Nothing after the line with "from matplotlib.patches import" belongs in the copy; extract the lines below from the top through that line, pictures left out.
---
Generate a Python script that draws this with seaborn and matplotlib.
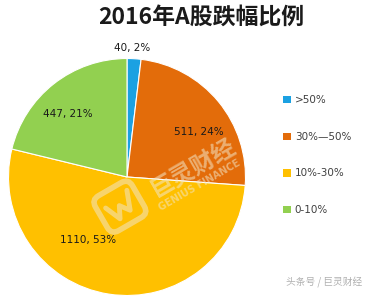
import matplotlib
matplotlib.use("Agg")
import matplotlib.pyplot as plt
import matplotlib.transforms as mtransforms
import seaborn as sns
from matplotlib.patches import Patch, FancyBboxPatch

sns.set_theme(style="white")
plt.rcParams['font.family'] = ['Noto Sans CJK SC', 'DejaVu Sans']

categories = [">50%", "30%—50%", "10%-30%", "0-10%"]
counts = [40, 511, 1110, 447]
percents = [2, 24, 53, 21]
colors = ["#1ba1e2", "#e36c0a", "#ffc000", "#92d050"]
title = "2016年A股跌幅比例"

# label placements (fraction of radius, relative to pie centre)
label_pos = [(0.04, 1.09), (0.61, 0.38), (-0.33, -0.53), (-0.50, 0.53)]

W, H = 371, 299
fig = plt.figure(figsize=(W / 100, H / 100), dpi=100)
fig.patch.set_facecolor("white")

cx, cy, r = 127, 177, 118.5
ax = fig.add_axes([(cx - r) / W, (H - cy - r) / H, 2 * r / W, 2 * r / H])
wedges, _ = ax.pie(counts, colors=colors, startangle=90, counterclock=False,
                   radius=1.0, wedgeprops=dict(linewidth=0.8, edgecolor="white"))
ax.set_xlim(-1, 1)
ax.set_ylim(-1, 1)
ax.set_aspect("equal")
ax.axis("off")

for (x, y), c, p in zip(label_pos, counts, percents):
    ax.text(x, y, f"{c}, {p}%", ha="center", va="center", fontsize=7.5,
            color="#1a1a1a", family=["DejaVu Sans"], clip_on=False, zorder=5)

# watermark
wm = "#f2e6c8"
ax.text(0.56, 0.08, "巨灵财经", rotation=30, fontsize=17, color=wm, alpha=0.55,
        ha="center", va="center", fontweight="bold", zorder=4)
ax.text(0.61, -0.07, "GENIUS FINANCE", rotation=30, fontsize=7, color=wm, alpha=0.55,
        ha="center", va="center", fontweight="bold", family=["DejaVu Sans"], zorder=4)
rot = mtransforms.Affine2D().rotate_deg_around(-0.06, -0.25, 30) + ax.transData
logo = FancyBboxPatch((-0.22, -0.40), 0.32, 0.30, boxstyle="round,pad=0.02,rounding_size=0.07",
                      facecolor="none", edgecolor=wm, linewidth=4, alpha=0.55,
                      transform=rot, zorder=4)
ax.add_patch(logo)
ax.plot([-0.17, -0.11, -0.06, 0.00, 0.06], [-0.20, -0.34, -0.24, -0.32, -0.16], color=wm,
        linewidth=3.5, alpha=0.55, transform=rot, zorder=4, solid_capstyle="round")

fig.text(201 / W, 1 - 17 / H, title, ha="center", va="center", fontsize=16.5,
         fontweight="bold", color="#1a1a1a")

handles = [Patch(facecolor=c, edgecolor="none") for c in colors]
leg = fig.legend(handles, categories, loc="upper left", bbox_to_anchor=(274 / W, 1 - 86 / H),
                 frameon=False, labelspacing=2.55, handlelength=0.7,
                 handleheight=0.7, handletextpad=0.4, prop={"family": ["DejaVu Sans"], "size": 7.5})
for t in leg.get_texts():
    t.set_color("#404040")

fig.text(362 / W, 1 - 283 / H, "头条号 / 巨灵财经", ha="right", va="center", fontsize=7,
         color="#b0b0b0")

fig.savefig("out.png", dpi=100, facecolor="white")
---
> **ANSWER BELOW**:
Generate a Python script that draws this with seaborn and matplotlib.
import matplotlib
matplotlib.use("Agg")
import matplotlib.pyplot as plt
import matplotlib.transforms as mtransforms
import seaborn as sns
from matplotlib.patches import Patch, FancyBboxPatch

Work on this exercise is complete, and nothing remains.